▶ **Prompt**
Exclude the pictures and return every line exactly as written.

-------

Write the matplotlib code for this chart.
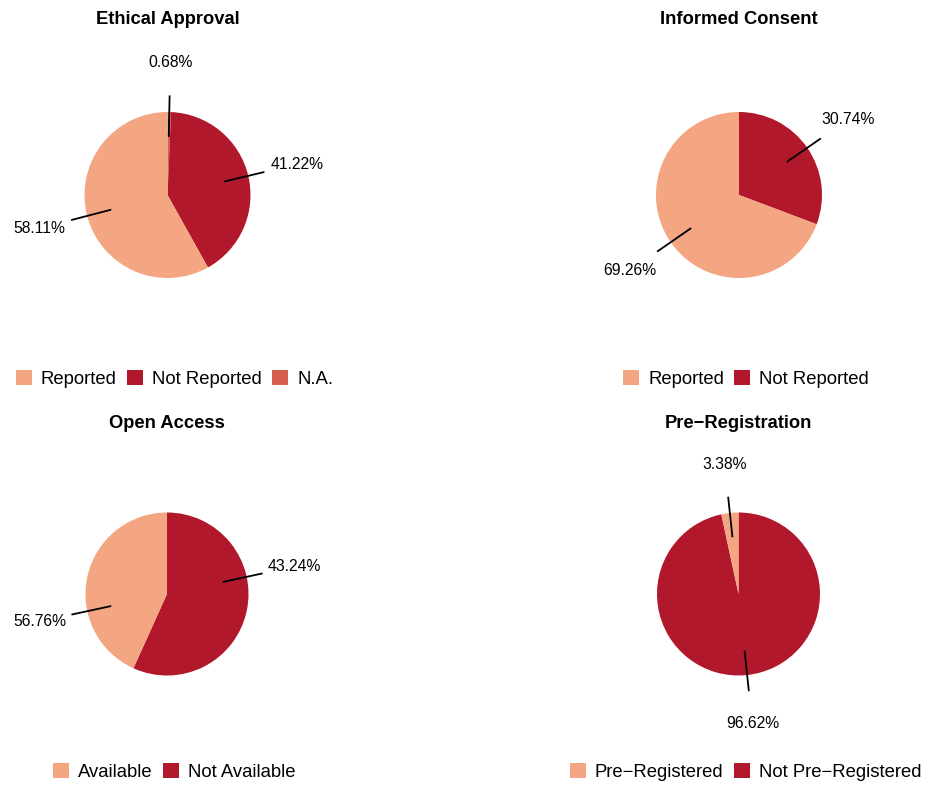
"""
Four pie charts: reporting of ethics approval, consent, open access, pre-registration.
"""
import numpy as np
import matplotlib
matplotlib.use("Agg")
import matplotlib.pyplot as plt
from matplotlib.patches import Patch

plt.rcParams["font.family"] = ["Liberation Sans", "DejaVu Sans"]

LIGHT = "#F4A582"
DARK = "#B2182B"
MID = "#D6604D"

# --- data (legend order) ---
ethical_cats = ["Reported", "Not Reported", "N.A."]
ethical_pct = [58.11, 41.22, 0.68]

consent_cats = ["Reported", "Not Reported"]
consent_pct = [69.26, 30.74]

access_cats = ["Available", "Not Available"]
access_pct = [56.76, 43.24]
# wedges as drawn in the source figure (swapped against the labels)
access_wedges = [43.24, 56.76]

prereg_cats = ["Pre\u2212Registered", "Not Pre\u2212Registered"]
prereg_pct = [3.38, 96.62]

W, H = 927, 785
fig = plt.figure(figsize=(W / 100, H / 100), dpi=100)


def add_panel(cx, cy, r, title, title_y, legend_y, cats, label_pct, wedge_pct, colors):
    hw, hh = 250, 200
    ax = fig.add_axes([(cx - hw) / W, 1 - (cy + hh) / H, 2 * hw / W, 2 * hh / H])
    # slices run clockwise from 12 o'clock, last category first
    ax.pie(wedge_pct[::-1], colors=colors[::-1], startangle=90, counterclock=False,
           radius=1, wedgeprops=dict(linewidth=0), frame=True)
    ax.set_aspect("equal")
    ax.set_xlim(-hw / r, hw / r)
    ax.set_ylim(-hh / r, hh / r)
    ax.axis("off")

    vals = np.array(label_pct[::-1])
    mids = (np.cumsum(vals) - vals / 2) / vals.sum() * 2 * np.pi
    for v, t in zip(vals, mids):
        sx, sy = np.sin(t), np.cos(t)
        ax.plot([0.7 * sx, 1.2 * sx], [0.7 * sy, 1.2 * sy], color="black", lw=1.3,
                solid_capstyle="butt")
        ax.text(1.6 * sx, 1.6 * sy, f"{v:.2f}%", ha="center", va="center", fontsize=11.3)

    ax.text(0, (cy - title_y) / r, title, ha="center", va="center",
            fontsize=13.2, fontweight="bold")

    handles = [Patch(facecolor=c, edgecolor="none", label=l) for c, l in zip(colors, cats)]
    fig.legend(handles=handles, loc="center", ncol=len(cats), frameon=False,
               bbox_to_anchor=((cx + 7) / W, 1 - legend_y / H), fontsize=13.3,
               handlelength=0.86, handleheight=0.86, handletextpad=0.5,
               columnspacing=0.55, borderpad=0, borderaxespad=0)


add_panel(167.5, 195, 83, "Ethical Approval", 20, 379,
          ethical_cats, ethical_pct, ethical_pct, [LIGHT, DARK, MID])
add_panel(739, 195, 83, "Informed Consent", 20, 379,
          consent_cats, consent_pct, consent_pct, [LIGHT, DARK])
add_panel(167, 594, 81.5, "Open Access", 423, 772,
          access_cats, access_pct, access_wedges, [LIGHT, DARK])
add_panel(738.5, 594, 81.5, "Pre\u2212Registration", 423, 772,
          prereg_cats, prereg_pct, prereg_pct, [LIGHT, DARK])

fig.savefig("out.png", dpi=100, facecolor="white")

-------

▶ **Full answer**
Write the matplotlib code for this chart.
"""
Four pie charts: reporting of ethics approval, consent, open access, pre-registration.
"""
import numpy as np
import matplotlib
matplotlib.use("Agg")
import matplotlib.pyplot as plt
from matplotlib.patches import Patch

plt.rcParams["font.family"] = ["Liberation Sans", "DejaVu Sans"]

LIGHT = "#F4A582"
DARK = "#B2182B"
MID = "#D6604D"

# --- data (legend order) ---
ethical_cats = ["Reported", "Not Reported", "N.A."]
ethical_pct = [58.11, 41.22, 0.68]

consent_cats = ["Reported", "Not Reported"]
consent_pct = [69.26, 30.74]

access_cats = ["Available", "Not Available"]
access_pct = [56.76, 43.24]
# wedges as drawn in the source figure (swapped against the labels)
access_wedges = [43.24, 56.76]

prereg_cats = ["Pre\u2212Registered", "Not Pre\u2212Registered"]
prereg_pct = [3.38, 96.62]

W, H = 927, 785
fig = plt.figure(figsize=(W / 100, H / 100), dpi=100)


def add_panel(cx, cy, r, title, title_y, legend_y, cats, label_pct, wedge_pct, colors):
    hw, hh = 250, 200
    ax = fig.add_axes([(cx - hw) / W, 1 - (cy + hh) / H, 2 * hw / W, 2 * hh / H])
    # slices run clockwise from 12 o'clock, last category first
    ax.pie(wedge_pct[::-1], colors=colors[::-1], startangle=90, counterclock=False,
           radius=1, wedgeprops=dict(linewidth=0), frame=True)
    ax.set_aspect("equal")
    ax.set_xlim(-hw / r, hw / r)
    ax.set_ylim(-hh / r, hh / r)
    ax.axis("off")

    vals = np.array(label_pct[::-1])
    mids = (np.cumsum(vals) - vals / 2) / vals.sum() * 2 * np.pi
    for v, t in zip(vals, mids):
        sx, sy = np.sin(t), np.cos(t)
        ax.plot([0.7 * sx, 1.2 * sx], [0.7 * sy, 1.2 * sy], color="black", lw=1.3,
                solid_capstyle="butt")
        ax.text(1.6 * sx, 1.6 * sy, f"{v:.2f}%", ha="center", va="center", fontsize=11.3)

    ax.text(0, (cy - title_y) / r, title, ha="center", va="center",
            fontsize=13.2, fontweight="bold")

    handles = [Patch(facecolor=c, edgecolor="none", label=l) for c, l in zip(colors, cats)]
    fig.legend(handles=handles, loc="center", ncol=len(cats), frameon=False,
               bbox_to_anchor=((cx + 7) / W, 1 - legend_y / H), fontsize=13.3,
               handlelength=0.86, handleheight=0.86, handletextpad=0.5,
               columnspacing=0.55, borderpad=0, borderaxespad=0)


add_panel(167.5, 195, 83, "Ethical Approval", 20, 379,
          ethical_cats, ethical_pct, ethical_pct, [LIGHT, DARK, MID])
add_panel(739, 195, 83, "Informed Consent", 20, 379,
          consent_cats, consent_pct, consent_pct, [LIGHT, DARK])
add_panel(167, 594, 81.5, "Open Access", 423, 772,
          access_cats, access_pct, access_wedges, [LIGHT, DARK])
add_panel(738.5, 594, 81.5, "Pre\u2212Registration", 423, 772,
          prereg_cats, prereg_pct, prereg_pct, [LIGHT, DARK])

fig.savefig("out.png", dpi=100, facecolor="white")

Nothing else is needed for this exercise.